**What the task requires**.
From the data that follows, copy every line holding the string "image".

Entries with chart source code
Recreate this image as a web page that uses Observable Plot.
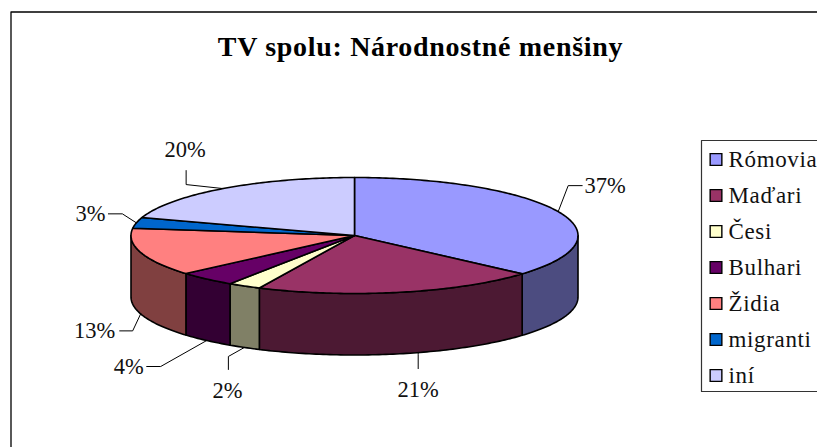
<!DOCTYPE html>
<html lang="sk">
<head>
<meta charset="utf-8">
<script src="https://cdn.jsdelivr.net/npm/d3@7"></script>
<script src="https://cdn.jsdelivr.net/npm/@observablehq/plot@0.6"></script>
<style>
html,body{margin:0;padding:0;background:#fff}
svg{display:block}
.leg text{letter-spacing:.65px}
.ttl text{letter-spacing:.68px}
</style>
</head>
<body>
<div id="chart"></div>
<script>
const title = "TV spolu: Národnostné menšiny";
const categories = ["Rómovia","Maďari","Česi","Bulhari","Židia","migranti","iní"];
const shares = [36.5,20.5,2.4,4.2,13.4,3,20];
const topColors = ["#9999ff","#993366","#ffffcc","#660066","#ff8080","#0066cc","#ccccff"];
const wallColors = ["#4c4c80","#4c1933","#808066","#330033","#804040","#003366","#666680"];

// layout of the tilted pie
const W = 817, H = 447;
const cx = 354, cy = 235, rx = 223.5, ry = 58, depth = 61.5;
// leader line shape relative to the rim anchor: [elbow, end, label centre]; nudge shifts the anchor (in % of the circle)
const leaderShape = [
  {elbow:[10,-26], end:[24,-26], label:[47,-26]},
  {nudge:-1.35, elbow:[0,2], end:[0,16], label:[0,37]},
  {elbow:[-16,9], end:[-16,22], label:[-17,43]},
  {elbow:[-46,26], end:[-60,26], label:[-78,26]},
  {elbow:[-8,17], end:[-21,17], label:[-46,17]},
  {elbow:[-14,-9], end:[-28,-9], label:[-46,-9]},
  {elbow:[-37,-4], end:[-37,-18], label:[-38,-39]}
];

const rimAt = (pct, lift = 0) => {
  const a = pct / 100 * 2 * Math.PI;
  return {x: cx + rx * Math.sin(a), y: cy - ry * Math.cos(a) + lift};
};
const arc = (from, to, lift = 0) => {
  const n = Math.max(2, Math.ceil((to - from) * 4));
  return d3.range(n + 1).map(i => rimAt(from + (to - from) * i / n, lift));
};

let acc = 0;
const slices = shares.map((v, i) => {
  const s = {i, from: acc, to: acc + v, mid: acc + v / 2};
  acc += v;
  return s;
});

const topPoly = s => {
  const p = arc(s.from, s.to);
  return [{x: cx, y: cy}, ...p, {x: cx, y: cy}];
};
const wallPoly = s => {
  const a = Math.max(s.from, 25), b = Math.min(s.to, 75); // front half of the disc
  if (b <= a) return null;
  const p = arc(a, b);
  const q = arc(a, b, depth).reverse();
  return [...p, ...q, p[0]];
};

const poly = (pts, fill) => Plot.line(pts, {x:"x", y:"y", fill, stroke:"#000", strokeWidth:1.6, strokeLinejoin:"round", curve:"linear"});

const leaders = slices.map(s => {
  const sh = leaderShape[s.i];
  const front = s.mid > 25 && s.mid < 75;
  const a = rimAt(s.mid + (sh.nudge || 0), front ? depth : 0);
  return {
    line: [a, {x:a.x+sh.elbow[0], y:a.y+sh.elbow[1]}, {x:a.x+sh.end[0], y:a.y+sh.end[1]}],
    lx: a.x + sh.label[0], ly: a.y + sh.label[1],
    text: Math.round(shares[s.i]) + "%"
  };
});

const legendTop = 159, legendStep = 36, legendSwatch = 715.5, legendText = 728;
const legendRows = categories.map((c, i) => ({c, color: topColors[i], y: legendTop + i * legendStep}));

const plot = Plot.plot({
  width: W, height: H,
  margin: 0,
  x: {domain:[0,W], range:[0,W], axis:null},
  y: {domain:[0,H], range:[0,H], axis:null},
  style: {background:"#fff", fontFamily:"'Liberation Serif', serif", color:"#000", overflow:"hidden"},
  marks: [
    // chart frame
    Plot.line([{x:10.5,y:H},{x:10.5,y:11.5},{x:W,y:11.5}], {x:"x", y:"y", stroke:"#000", strokeWidth:1.3}),
    Plot.text([title], {x:420, y:47, text:d=>d, fontSize:28, fontWeight:"bold", fill:"#000", className:"ttl"}),
    // pie walls, then tops
    ...slices.map(wallPoly).map((p,i) => p ? poly(p, wallColors[i]) : null).filter(Boolean),
    ...slices.map((s,i) => poly(topPoly(s), topColors[i])),
    // leaders and labels
    ...leaders.map(l => Plot.line(l.line, {x:"x", y:"y", stroke:"#000", strokeWidth:1})),
    Plot.text(leaders, {x:"lx", y:"ly", text:"text", fontSize:22.5, fill:"#111"}),
    // legend
    Plot.line([{x:W,y:140},{x:701,y:140},{x:701,y:391},{x:W,y:391}], {x:"x", y:"y", stroke:"#333", strokeWidth:1.2}),
    Plot.dot(legendRows, {x:()=>legendSwatch, y:"y", r:6.6, symbol:"square", fill:"color", stroke:"#000", strokeWidth:1.4}),
    Plot.text(legendRows, {x:()=>legendText, y:"y", text:"c", textAnchor:"start", fontSize:23, fill:"#111", className:"leg"})
  ]
});
document.getElementById("chart").append(plot);
</script>
</body>
</html>
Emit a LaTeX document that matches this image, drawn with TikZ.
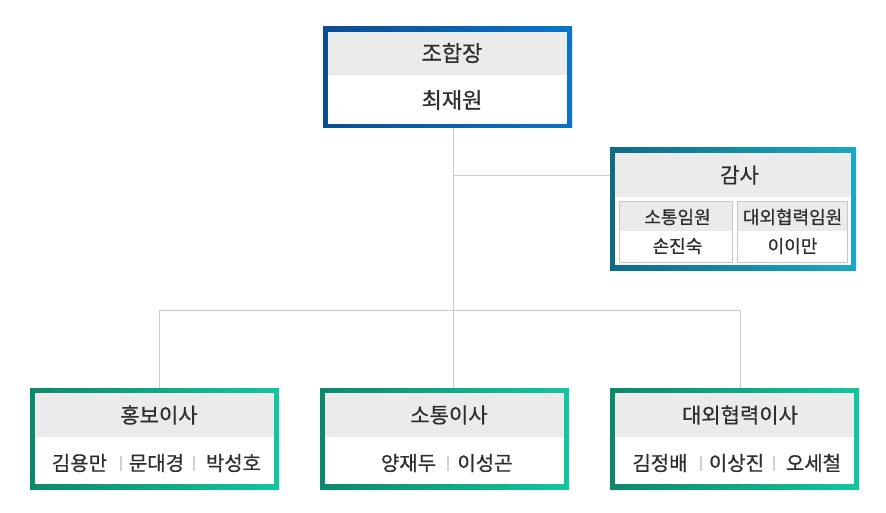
\documentclass[tikz,border=0pt]{standalone}
\usepackage{fontspec}
\setmainfont[FakeBold=0.6,AutoFakeBold=0.6]{Noto Sans CJK KR}
\definecolor{txt}{HTML}{2E2E2E}
\definecolor{hdr}{HTML}{EBEBEB}
\definecolor{cellline}{HTML}{C8C8C8}
\definecolor{conn}{HTML}{CCCCCC}
\definecolor{sepc}{HTML}{D0D0D0}
\definecolor{bluA}{HTML}{0B4E93}
\definecolor{bluB}{HTML}{0A74C8}
\definecolor{tealA}{HTML}{0E6B87}
\definecolor{tealB}{HTML}{19A9C1}
\definecolor{grnA}{HTML}{0C896B}
\definecolor{grnB}{HTML}{12C6A0}
\tikzset{
  lbl/.style={text=txt, inner sep=0pt, anchor=center},
  toplbl/.style={lbl, font=\fontsize{22}{24}\selectfont\bfseries},
  hdrlbl/.style={lbl, font=\fontsize{21}{23}\selectfont\bfseries},
  namelbl/.style={lbl, font=\fontsize{20}{22}\selectfont\bfseries},
  sublbl/.style={lbl, font=\fontsize{18}{20}\selectfont\bfseries},
  connector/.style={draw=conn, line width=1pt},
  namesep/.style={draw=sepc, line width=1.2pt},
  cellbox/.style={draw=cellline, line width=1pt},
}
\begin{document}
\begin{tikzpicture}[x=1pt,y=-1pt]
\useasboundingbox (0,0) rectangle (886,513);
\fill[white] (0,0) rectangle (886,513);

% ---------- connectors (drawn first, under the boxes)
\coordinate (jtop) at (453,128);
\coordinate (jaud) at (453,176);
\coordinate (jbar) at (453,310);
\coordinate (jleft) at (159,310);
\coordinate (jright) at (740,310);
\coordinate (jmidend) at (453,388);
\coordinate (jleftend) at (159,388);
\coordinate (jrightend) at (740,388);
\coordinate (jaudend) at (610,176);
\draw[connector] (jtop) -- (jmidend);
\draw[connector] (jaud) -- (jaudend);
\draw[connector] (jleft) -- (jright);
\draw[connector] (jleft) -- (jleftend);
\draw[connector] (jright) -- (jrightend);

% ---------- 조합장 box
\shade[left color=bluA, right color=bluB] (323,27) rectangle (572,128);
\fill[white] (328,32) rectangle (567,124);
\fill[hdr] (328,32) rectangle (567,75);
\node[toplbl] (chiefT) at (452,53) {조합장};
\node[toplbl] (chiefN) at (452,100) {최재원};

% ---------- 감사 box
\shade[left color=tealA, right color=tealB] (610,148) rectangle (856,270);
\fill[white] (615,153) rectangle (851,265);
\fill[hdr] (615,153) rectangle (851,197);
\fill[hdr] (619,201) rectangle (733,231);
\fill[hdr] (737,201) rectangle (848,231);
\draw[cellbox] (619.5,201.5) rectangle (732.5,262.5);
\draw[cellbox] (737.5,201.5) rectangle (847.5,262.5);
\node[hdrlbl] (audT) at (739.5,175) {감사};
\node[sublbl] (audA) at (677.5,217) {소통임원};
\node[sublbl] (audAn) at (677.5,246) {손진숙};
\node[sublbl] (audB) at (792.5,217) {대외협력임원};
\node[sublbl] (audBn) at (792.5,246) {이이만};

% ---------- 홍보이사 box
\shade[left color=grnA, right color=grnB] (30,388) rectangle (279,489);
\fill[white] (35,393) rectangle (274,484);
\fill[hdr] (35,393) rectangle (274,437);
\node[hdrlbl] (prT) at (159,415) {홍보이사};
\node[namelbl] (prA) at (79.5,463) {김용만};
\node[namelbl] (prB) at (156.5,463) {문대경};
\node[namelbl] (prC) at (233.5,463) {박성호};
\draw[namesep] (121,456) -- (121,471);
\draw[namesep] (194,456) -- (194,471);

% ---------- 소통이사 box
\shade[left color=grnA, right color=grnB] (320,388) rectangle (569,489);
\fill[white] (325,393) rectangle (564,484);
\fill[hdr] (325,393) rectangle (564,437);
\node[hdrlbl] (comT) at (449,415) {소통이사};
\node[namelbl] (comA) at (408.5,463) {양재두};
\node[namelbl] (comB) at (485,463) {이성곤};
\draw[namesep] (448,456) -- (448,471);

% ---------- 대외협력이사 box
\shade[left color=grnA, right color=grnB] (610,388) rectangle (859,489);
\fill[white] (615,393) rectangle (854,484);
\fill[hdr] (615,393) rectangle (854,437);
\node[hdrlbl] (extT) at (740,415) {대외협력이사};
\node[namelbl] (extA) at (660,463) {김정배};
\node[namelbl] (extB) at (736.5,463) {이상진};
\node[namelbl] (extC) at (813.5,463) {오세철};
\draw[namesep] (701,456) -- (701,471);
\draw[namesep] (774,456) -- (774,471);
\end{tikzpicture}
\end{document}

**Task answer**.
Recreate this image as a web page that uses Observable Plot.
Emit a LaTeX document that matches this image, drawn with TikZ.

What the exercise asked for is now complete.